EXERCISE — List each line of the data that holds the string "with".

LISTED RECORDS —

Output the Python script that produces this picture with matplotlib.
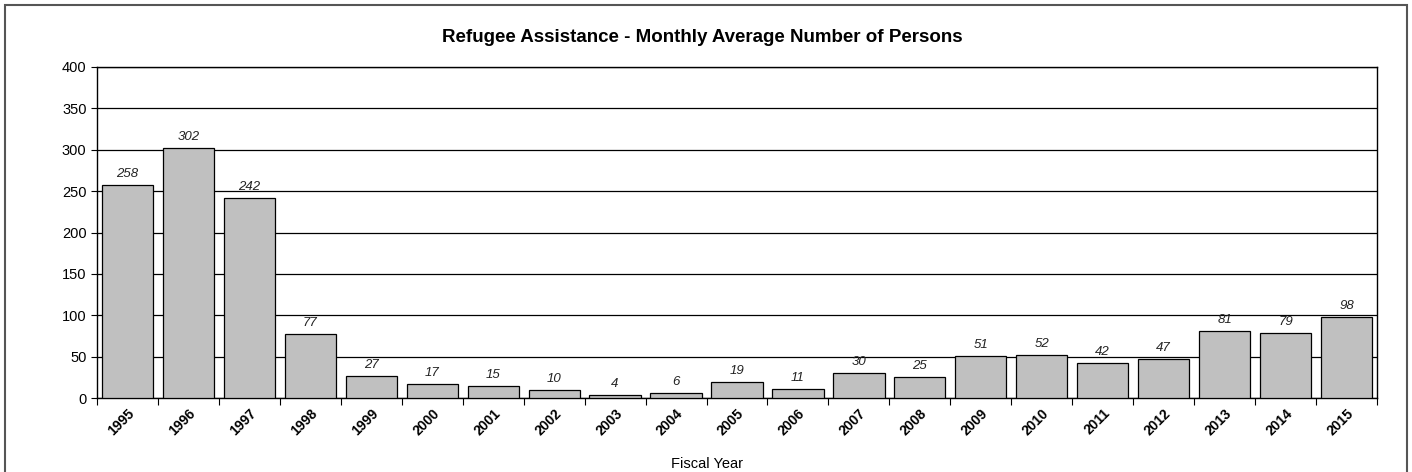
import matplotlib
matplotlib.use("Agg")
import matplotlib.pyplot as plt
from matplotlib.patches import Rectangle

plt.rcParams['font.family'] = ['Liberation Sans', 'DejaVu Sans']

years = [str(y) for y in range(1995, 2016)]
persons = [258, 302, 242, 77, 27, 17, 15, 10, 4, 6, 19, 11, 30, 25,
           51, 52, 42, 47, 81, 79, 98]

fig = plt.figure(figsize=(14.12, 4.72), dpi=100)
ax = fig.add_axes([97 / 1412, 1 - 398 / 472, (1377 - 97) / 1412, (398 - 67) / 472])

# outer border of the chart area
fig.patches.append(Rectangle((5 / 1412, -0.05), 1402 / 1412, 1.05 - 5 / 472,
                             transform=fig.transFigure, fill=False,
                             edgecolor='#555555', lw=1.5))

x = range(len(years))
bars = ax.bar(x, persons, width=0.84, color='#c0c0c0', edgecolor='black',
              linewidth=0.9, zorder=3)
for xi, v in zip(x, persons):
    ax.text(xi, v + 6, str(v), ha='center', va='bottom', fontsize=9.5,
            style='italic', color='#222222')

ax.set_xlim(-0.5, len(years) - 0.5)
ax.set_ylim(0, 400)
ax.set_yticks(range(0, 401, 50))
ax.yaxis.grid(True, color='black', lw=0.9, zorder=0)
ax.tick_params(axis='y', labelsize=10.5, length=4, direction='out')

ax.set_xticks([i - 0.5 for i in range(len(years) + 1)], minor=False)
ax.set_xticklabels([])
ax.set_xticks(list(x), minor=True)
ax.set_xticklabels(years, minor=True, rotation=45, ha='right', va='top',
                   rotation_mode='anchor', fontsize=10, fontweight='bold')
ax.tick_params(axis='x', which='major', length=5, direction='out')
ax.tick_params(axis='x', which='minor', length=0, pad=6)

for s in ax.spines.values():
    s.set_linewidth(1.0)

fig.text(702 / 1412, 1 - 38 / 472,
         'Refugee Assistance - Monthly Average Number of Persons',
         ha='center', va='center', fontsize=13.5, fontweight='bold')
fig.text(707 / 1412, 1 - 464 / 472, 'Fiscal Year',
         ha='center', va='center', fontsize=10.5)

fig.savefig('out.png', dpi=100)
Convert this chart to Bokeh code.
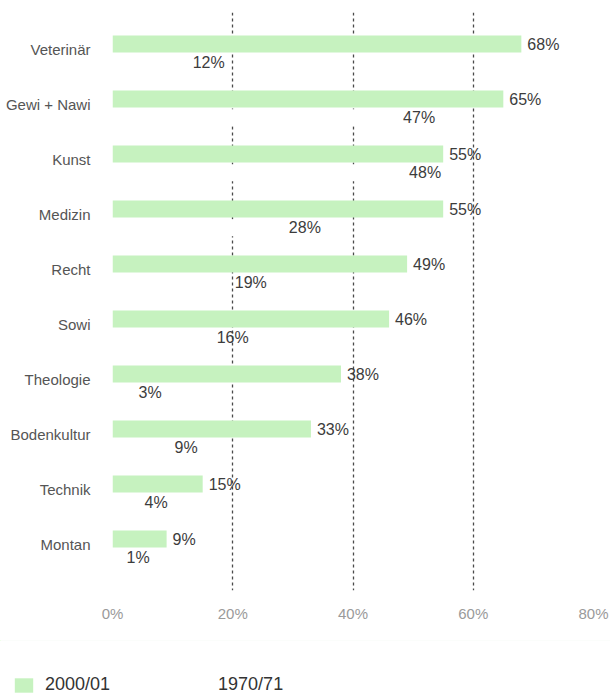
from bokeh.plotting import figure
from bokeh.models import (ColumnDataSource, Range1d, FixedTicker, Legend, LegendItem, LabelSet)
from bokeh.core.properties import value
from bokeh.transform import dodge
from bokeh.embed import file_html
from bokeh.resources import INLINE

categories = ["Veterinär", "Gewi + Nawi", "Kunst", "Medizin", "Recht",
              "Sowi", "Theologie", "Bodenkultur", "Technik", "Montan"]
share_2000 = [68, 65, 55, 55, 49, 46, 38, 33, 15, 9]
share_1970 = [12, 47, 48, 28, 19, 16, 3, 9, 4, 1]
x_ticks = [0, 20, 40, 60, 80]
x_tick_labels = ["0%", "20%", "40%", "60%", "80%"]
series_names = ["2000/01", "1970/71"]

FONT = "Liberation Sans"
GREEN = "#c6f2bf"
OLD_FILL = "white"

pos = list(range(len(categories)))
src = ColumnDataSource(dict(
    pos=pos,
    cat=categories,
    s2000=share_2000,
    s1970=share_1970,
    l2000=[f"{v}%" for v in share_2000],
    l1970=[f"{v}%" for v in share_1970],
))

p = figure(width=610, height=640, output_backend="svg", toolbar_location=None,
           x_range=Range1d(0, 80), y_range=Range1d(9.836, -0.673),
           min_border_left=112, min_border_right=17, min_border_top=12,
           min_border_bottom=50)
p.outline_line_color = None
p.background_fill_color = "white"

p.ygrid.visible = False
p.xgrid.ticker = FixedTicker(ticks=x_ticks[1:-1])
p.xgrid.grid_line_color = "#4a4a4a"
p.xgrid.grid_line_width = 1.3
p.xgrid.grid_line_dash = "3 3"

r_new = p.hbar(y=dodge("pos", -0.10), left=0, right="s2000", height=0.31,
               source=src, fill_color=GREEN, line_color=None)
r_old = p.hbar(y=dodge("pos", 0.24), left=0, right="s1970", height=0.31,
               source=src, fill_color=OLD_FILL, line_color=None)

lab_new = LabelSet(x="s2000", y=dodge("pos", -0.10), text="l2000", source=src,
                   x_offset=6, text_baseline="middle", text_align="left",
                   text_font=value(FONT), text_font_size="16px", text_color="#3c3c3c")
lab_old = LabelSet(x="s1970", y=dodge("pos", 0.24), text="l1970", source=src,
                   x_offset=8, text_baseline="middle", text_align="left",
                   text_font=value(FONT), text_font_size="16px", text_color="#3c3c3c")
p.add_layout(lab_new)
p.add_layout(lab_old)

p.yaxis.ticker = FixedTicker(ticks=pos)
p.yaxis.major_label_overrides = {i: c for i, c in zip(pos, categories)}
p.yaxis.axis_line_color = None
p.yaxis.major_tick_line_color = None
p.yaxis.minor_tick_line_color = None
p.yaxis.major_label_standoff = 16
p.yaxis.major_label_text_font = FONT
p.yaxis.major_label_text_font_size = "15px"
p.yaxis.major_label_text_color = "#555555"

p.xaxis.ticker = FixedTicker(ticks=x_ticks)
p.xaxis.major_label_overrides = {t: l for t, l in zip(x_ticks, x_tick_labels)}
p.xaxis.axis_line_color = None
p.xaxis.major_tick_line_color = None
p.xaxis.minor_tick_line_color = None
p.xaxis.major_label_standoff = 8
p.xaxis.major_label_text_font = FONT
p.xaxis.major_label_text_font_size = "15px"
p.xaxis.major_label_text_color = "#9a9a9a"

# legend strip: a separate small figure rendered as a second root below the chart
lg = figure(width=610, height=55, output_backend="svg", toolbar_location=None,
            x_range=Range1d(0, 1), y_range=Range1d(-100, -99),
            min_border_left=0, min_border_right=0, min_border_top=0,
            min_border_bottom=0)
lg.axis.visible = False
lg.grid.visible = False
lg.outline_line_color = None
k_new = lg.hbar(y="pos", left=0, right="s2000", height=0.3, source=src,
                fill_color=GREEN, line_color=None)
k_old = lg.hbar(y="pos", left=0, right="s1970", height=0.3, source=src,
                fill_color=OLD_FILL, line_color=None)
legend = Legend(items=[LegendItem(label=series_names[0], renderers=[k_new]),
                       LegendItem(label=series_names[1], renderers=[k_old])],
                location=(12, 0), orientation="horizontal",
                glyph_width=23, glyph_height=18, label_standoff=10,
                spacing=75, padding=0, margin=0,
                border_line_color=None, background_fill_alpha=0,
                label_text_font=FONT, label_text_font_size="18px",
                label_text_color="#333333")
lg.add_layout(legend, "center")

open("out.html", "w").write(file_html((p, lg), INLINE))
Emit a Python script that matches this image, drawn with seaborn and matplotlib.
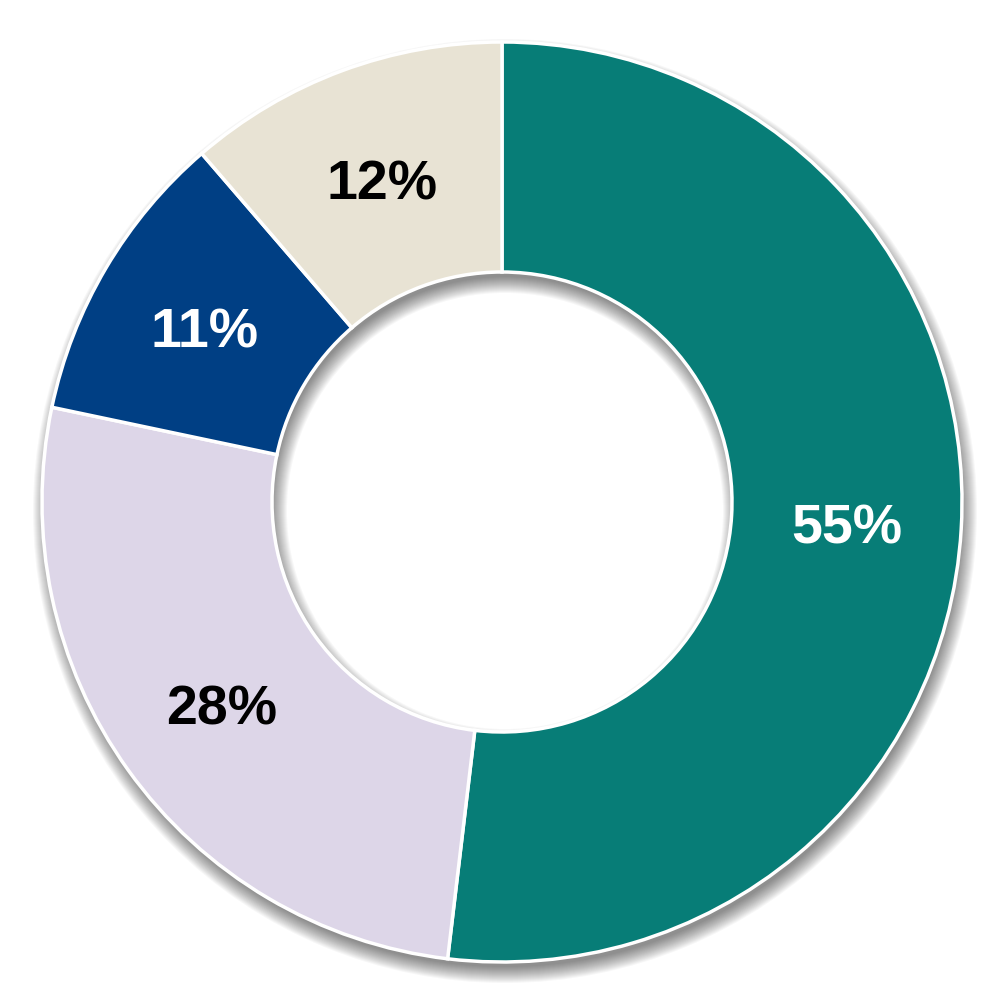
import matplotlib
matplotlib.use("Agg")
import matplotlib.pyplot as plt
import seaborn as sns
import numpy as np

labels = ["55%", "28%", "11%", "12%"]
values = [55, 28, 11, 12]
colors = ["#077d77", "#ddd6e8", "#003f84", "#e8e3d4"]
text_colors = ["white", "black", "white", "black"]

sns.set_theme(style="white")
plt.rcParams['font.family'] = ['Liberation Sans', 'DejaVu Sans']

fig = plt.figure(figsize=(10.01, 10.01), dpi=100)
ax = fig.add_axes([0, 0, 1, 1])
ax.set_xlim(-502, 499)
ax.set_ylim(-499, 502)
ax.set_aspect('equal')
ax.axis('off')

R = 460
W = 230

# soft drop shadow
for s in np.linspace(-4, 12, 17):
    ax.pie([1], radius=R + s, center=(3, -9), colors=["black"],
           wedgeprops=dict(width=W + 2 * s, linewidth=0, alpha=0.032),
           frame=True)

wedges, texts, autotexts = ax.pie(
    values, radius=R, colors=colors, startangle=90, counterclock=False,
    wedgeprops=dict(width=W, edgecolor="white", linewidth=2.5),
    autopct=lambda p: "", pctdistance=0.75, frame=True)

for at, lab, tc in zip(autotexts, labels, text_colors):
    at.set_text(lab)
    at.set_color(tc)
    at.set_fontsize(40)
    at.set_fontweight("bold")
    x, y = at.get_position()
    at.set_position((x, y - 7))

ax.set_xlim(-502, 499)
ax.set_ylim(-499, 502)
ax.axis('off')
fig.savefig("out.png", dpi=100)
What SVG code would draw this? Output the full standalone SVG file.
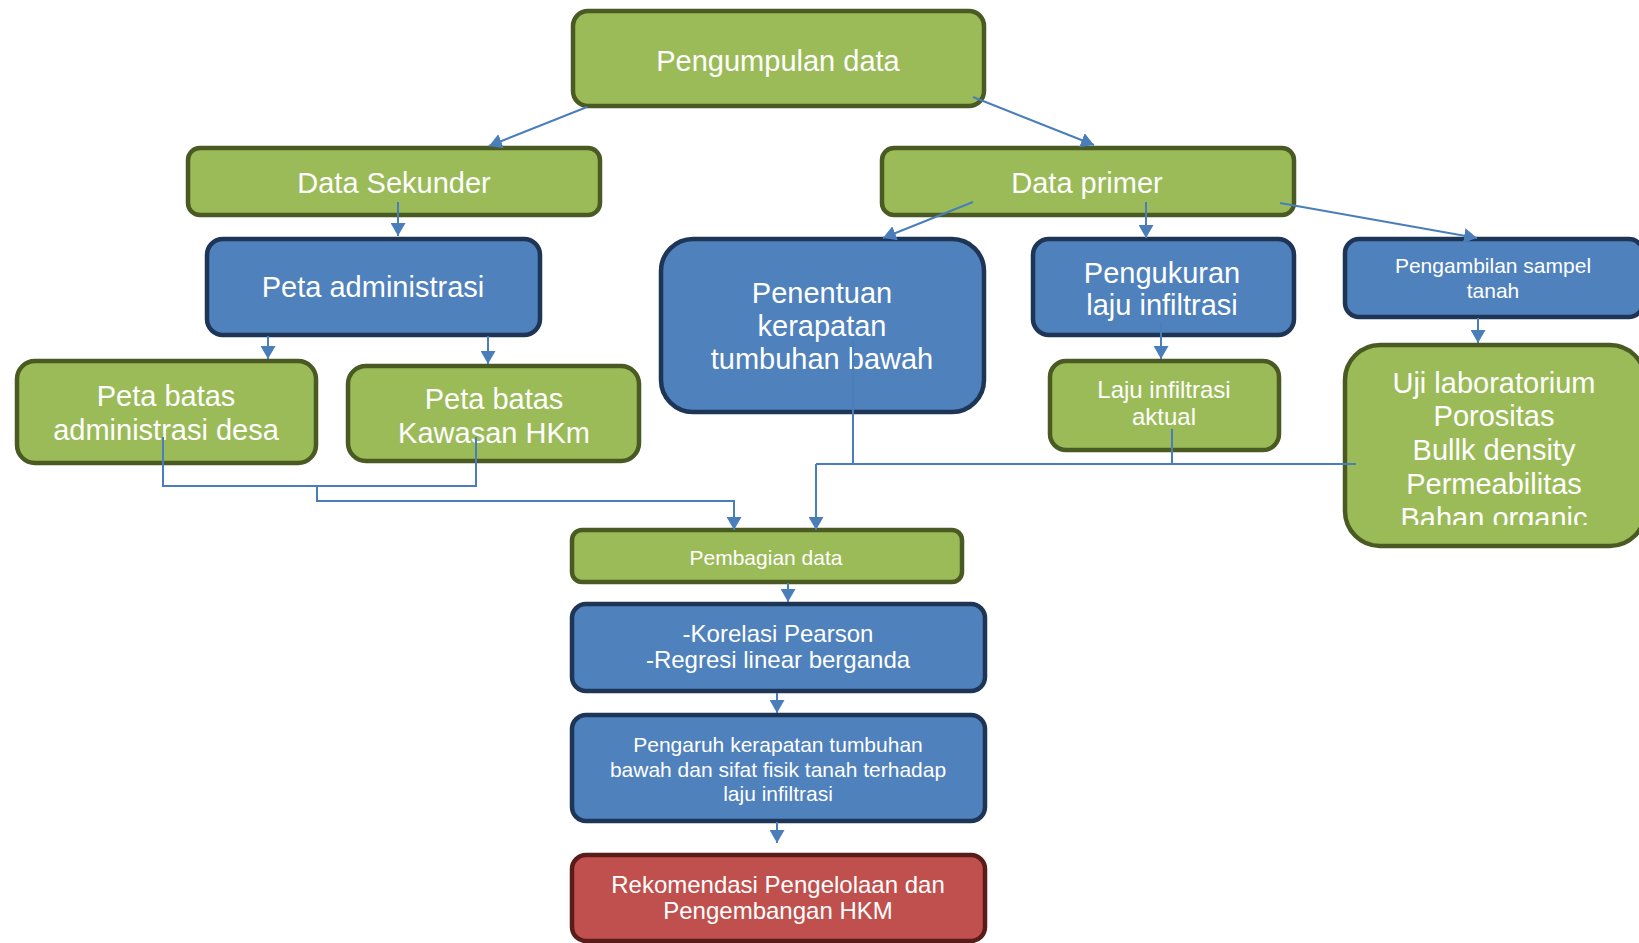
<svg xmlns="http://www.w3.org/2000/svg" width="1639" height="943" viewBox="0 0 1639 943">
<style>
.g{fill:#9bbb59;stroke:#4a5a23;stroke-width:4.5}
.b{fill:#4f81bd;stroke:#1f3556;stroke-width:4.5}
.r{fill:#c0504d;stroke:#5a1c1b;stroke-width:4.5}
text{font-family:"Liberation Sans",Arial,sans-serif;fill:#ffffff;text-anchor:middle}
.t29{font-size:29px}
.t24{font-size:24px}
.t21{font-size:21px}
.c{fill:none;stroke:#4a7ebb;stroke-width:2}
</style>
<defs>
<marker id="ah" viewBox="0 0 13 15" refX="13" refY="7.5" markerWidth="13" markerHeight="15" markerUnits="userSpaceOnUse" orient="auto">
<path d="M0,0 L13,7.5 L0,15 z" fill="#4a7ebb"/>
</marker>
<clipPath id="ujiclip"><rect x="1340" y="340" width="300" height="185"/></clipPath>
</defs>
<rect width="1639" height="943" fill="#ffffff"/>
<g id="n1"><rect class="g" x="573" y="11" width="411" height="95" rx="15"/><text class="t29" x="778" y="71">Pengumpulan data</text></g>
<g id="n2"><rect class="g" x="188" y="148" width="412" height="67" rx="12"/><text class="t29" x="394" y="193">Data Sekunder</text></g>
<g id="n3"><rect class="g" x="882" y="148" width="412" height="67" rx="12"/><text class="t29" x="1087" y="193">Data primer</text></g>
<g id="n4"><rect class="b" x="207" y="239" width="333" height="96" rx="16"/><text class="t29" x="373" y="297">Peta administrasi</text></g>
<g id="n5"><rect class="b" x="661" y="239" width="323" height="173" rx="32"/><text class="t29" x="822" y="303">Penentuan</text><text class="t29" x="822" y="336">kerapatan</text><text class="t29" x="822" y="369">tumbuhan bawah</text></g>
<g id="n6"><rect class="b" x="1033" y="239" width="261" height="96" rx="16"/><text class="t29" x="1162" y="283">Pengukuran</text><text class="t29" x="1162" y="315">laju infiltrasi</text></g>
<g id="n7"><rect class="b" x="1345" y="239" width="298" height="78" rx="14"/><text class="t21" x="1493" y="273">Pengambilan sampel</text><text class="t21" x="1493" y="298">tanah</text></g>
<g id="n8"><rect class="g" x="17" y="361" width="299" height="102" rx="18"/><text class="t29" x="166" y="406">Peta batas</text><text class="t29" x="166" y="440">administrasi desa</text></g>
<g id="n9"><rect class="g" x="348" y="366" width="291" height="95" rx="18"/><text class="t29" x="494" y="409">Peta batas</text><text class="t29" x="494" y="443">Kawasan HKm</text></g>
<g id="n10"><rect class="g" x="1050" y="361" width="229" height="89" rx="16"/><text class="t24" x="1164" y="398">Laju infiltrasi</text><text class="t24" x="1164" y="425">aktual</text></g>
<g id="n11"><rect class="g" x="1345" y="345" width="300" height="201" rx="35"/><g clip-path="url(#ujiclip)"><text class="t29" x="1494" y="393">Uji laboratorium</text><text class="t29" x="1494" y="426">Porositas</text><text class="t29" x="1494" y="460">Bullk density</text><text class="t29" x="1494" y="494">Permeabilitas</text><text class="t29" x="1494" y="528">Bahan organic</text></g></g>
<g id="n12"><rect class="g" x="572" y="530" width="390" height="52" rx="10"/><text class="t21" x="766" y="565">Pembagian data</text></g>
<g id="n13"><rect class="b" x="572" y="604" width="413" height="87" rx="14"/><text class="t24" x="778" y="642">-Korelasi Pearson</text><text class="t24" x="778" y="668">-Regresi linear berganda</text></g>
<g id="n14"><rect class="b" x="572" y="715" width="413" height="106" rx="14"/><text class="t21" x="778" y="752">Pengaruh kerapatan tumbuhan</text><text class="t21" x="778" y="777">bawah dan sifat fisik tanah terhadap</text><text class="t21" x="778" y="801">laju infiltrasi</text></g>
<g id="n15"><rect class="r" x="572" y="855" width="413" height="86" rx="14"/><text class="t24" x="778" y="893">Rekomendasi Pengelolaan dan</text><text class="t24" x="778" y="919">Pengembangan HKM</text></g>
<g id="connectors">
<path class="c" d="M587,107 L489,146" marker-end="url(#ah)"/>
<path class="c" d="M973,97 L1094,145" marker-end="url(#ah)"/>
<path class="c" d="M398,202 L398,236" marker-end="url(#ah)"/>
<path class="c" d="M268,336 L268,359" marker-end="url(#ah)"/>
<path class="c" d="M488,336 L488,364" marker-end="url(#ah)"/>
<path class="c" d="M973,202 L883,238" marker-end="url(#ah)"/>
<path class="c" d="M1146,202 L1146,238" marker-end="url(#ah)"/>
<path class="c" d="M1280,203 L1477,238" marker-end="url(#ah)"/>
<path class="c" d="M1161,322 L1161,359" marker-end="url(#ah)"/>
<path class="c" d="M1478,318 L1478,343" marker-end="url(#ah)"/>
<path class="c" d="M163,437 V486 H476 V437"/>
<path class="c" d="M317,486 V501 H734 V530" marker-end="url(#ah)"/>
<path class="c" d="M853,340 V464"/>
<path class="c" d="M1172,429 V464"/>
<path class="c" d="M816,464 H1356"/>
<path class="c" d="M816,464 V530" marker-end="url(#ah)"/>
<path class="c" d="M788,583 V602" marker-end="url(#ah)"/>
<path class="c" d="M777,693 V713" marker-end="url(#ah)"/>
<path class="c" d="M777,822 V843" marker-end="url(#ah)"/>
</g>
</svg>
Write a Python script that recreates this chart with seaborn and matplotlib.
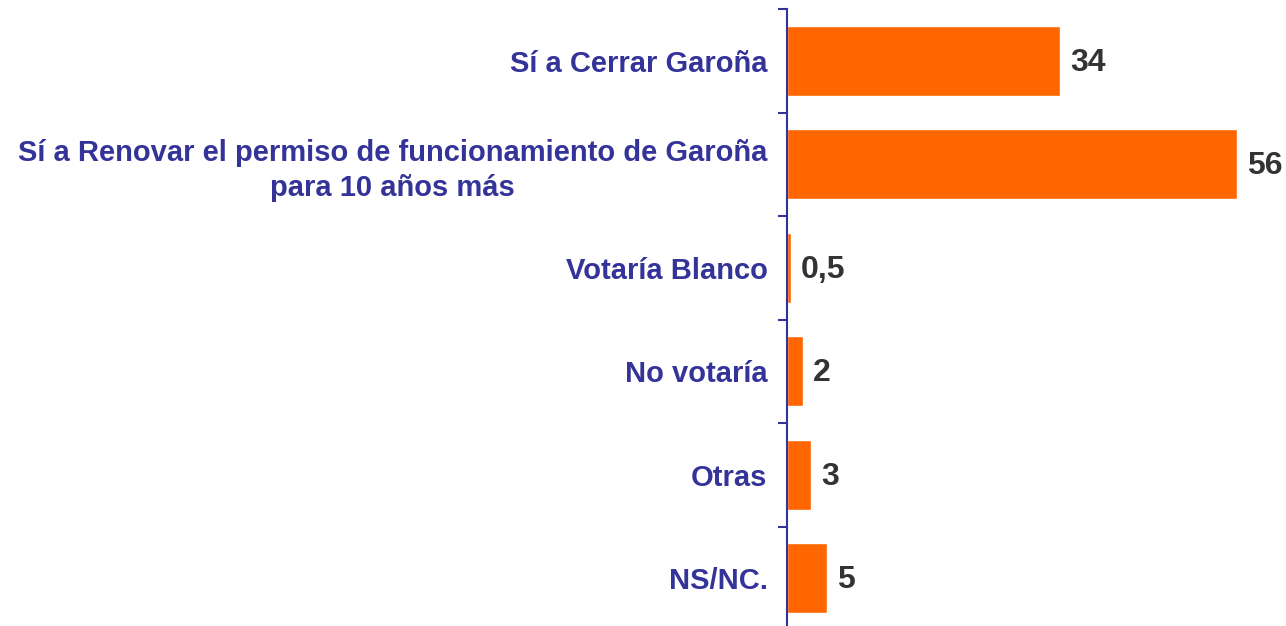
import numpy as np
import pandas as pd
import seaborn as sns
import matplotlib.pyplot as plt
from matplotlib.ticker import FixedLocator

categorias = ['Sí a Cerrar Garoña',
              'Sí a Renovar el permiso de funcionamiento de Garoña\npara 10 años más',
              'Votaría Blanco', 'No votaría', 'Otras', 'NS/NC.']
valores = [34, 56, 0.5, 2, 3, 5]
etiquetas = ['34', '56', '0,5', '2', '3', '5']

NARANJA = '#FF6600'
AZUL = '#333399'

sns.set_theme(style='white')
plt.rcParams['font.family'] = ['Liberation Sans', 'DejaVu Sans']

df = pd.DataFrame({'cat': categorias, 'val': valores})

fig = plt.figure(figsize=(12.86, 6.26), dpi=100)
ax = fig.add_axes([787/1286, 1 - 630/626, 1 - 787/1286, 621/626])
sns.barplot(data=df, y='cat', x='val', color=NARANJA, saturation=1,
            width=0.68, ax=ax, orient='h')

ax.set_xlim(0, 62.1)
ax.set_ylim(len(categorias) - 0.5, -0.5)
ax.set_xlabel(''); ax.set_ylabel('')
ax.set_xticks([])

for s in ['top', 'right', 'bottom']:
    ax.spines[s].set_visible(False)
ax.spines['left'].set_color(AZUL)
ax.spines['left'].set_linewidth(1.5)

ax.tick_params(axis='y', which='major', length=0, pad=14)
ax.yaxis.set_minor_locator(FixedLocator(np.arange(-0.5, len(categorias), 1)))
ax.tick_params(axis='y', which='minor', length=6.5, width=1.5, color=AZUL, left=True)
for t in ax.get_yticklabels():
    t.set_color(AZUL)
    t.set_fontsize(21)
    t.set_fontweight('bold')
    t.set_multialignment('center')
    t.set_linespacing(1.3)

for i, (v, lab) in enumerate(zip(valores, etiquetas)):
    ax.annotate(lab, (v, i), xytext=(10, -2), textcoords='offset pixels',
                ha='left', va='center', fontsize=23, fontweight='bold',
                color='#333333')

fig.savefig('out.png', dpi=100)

EXERCISE SOLUTION —
Output the Python script that produces this picture with matplotlib.
Emit a Python script that matches this image, drawn with seaborn and matplotlib.
Write a Python script that recreates this chart with seaborn and matplotlib.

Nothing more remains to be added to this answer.